Qumodes and Quantum Generalized Linear Models

Colleen M. Farrelly, Ike Uchenna Chukwu

Audience level:
Experienced

Description

Generalized linear models are ubiquitous in statistics and machine learning; however, the problem of defining a link function that fits an outcome of interest is a major problem for some real-world applications. We use a novel solution: non-Gaussian transformation gates within a qumodes quantum computing framework. Results suggest this is an effective solution and one that can be easily extended.

Abstract

Generalized linear models are the simplest instance of link-based statistical models, which are based on the underlying geometry of an outcome’s underlying probability distribution (typically from the exponential family).
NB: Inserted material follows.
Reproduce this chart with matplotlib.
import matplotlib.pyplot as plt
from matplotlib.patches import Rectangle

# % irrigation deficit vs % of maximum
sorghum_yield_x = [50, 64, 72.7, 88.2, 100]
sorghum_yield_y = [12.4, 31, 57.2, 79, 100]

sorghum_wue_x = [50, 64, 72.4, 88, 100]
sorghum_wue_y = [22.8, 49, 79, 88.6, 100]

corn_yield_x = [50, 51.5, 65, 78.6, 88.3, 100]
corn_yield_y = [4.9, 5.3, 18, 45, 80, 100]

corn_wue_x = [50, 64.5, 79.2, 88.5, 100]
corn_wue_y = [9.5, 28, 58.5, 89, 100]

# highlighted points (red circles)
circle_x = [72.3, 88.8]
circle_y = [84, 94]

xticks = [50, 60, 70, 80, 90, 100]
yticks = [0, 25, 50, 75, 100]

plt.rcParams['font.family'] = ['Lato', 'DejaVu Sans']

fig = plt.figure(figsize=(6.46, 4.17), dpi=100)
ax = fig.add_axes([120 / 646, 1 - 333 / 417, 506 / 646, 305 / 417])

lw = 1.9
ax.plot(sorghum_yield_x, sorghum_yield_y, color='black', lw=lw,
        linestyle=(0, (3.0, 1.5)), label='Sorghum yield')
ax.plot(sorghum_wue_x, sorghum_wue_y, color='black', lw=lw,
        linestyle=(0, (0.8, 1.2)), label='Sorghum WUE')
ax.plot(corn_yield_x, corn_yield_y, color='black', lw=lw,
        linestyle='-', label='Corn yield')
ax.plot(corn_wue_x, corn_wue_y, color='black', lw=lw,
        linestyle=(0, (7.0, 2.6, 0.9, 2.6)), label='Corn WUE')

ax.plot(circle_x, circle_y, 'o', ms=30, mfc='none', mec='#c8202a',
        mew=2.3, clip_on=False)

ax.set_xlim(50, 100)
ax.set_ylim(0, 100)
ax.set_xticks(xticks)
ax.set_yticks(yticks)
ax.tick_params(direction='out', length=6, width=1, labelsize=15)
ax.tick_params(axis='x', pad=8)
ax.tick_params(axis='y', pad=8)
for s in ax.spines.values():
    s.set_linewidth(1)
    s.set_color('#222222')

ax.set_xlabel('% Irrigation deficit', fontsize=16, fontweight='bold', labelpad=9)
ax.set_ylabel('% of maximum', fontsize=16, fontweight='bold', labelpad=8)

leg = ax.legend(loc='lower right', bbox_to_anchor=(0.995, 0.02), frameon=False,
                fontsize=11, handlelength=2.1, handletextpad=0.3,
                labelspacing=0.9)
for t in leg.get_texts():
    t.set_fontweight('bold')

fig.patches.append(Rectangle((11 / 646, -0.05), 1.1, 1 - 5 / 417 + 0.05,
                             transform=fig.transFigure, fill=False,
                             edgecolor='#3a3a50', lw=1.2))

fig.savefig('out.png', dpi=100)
Machine learning algorithms provide alternative ways to minimize a model’s sum of square error (error between predicted values and actual values of a test set). However, some deep results regarding the exponential family’s relation to affine connections in differential geometry provide a possible alternative to link functions: 1. Algorithms that either continuously deform the outcome distribution from known results 2. Algorithms that superpose all possible distributions and collapse to fit a dataset 3. Leveraging the fact that some quantum computer gates, such as the non-Gaussian transformation gate, essentially perform (1) natively and in a computationally-efficient way! This project provides a proof-of-concept for leveraging specific hardware gates to solve the affine connection problem. The algorithm first leverages a dimensionality reduction technique well-known in the manifold learning literature, T-Distributed Stochastic Neighbor Embedding, and then makes use of the Strawberry Fields simulations of qumode-based quantum circuits (similar to Xanadu’s proposed quantum computer) to create a generalized linear model with a non-Gaussian transformation gate to replace the link function. Results of the quantum generalized linear model are then compared to random forest, Bayesian adaptive regression tree, boosted regression, homotopy-based LASSO, Tweedie regression, and differential-geometry-based least angle regression models on classical systems. Results suggest improved performance, and this quantum-computing-based regression model can be extended to many other, more complicated statistical models, such as generalized estimating equations, hierarchical regression models, and even homotopy-continuation problems.